The Eurozone debt crisis isn't just affecting the European countries, come to think of it, this can also have a big influence on the countries located in South East Asia. Now that we are all aware that this problem can affect not only Europe's economic stability it's probably time to talk about other issues which might need resolution as this crisis branches out into more issues that needs to be fixed. For example, apart from the debt crisis Europe also has its hands full with a banking crisis. One more thing, the United States' biggest trading partner is the European Union and this is why Americans should familiarize themselves with the matter. The United States needs to help in this issue because once the greek financial crisis situation reaches its peak it will affect the economic recovery of the US. This will lead to a domino effect that can cause political implications like threatening national security. Other European nations will more likely cut down their financial support on defense and this will affect Nato's credibility and power.

The long debt crisis will result to the dominant global currency, the dollar, to stay on its summit, it may be a good thing for US but this means other currency will be just second to it. The American Dollar will more likely stay on top if the confidence of investors on Europe declines. And to add more insult to the injury, various Big banks all over the world have decreased their holdings of Euro currency and that's another bad news for the European Union.

Italy and Spain are solvent but they are illiquid, in laymen's term they running short on funds and they will have a harder time to pay off their sovereign debt. Although this may be good news for other countries this will disturb the balance and have a tremendous impact on the global financial system.
Investor trust in Europe may be restored if the debts and deficit levels are minimized, this will lower the borrowing costs of the government. While it's a long shot, it's still possible that this will help in solving the Eurozone debt crisis. But remember that investors check a country's growth prospect before they invest on it. It's already given that no one would waste their hard earned cash on something with no value, right? If a country cannot generate income then what's the point of investing in it?

Last Thursday, September 6, Euro stocks soared up.

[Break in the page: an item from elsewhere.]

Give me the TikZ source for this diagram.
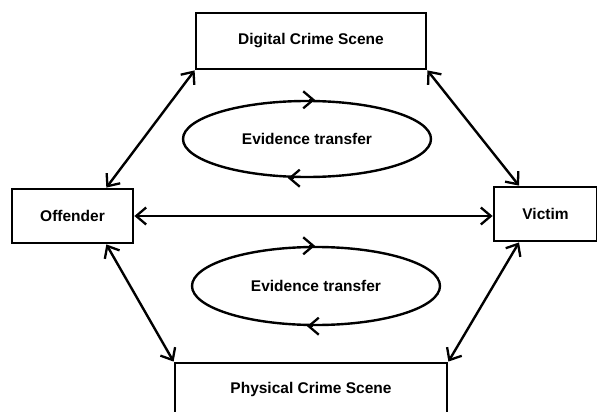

This was definitely a good sign for the Euro because it had hit a two month high, zooming past the dollar. It's great news, however this will not directly fix the problem. Many European banks are almost bankrupt and this should also be fixed. It's better to find a permanent solution to this debt crisis while it is still new, if this continues even for 2 more years the European Union will certainly have multiple problems, problems which will be impossible to solve.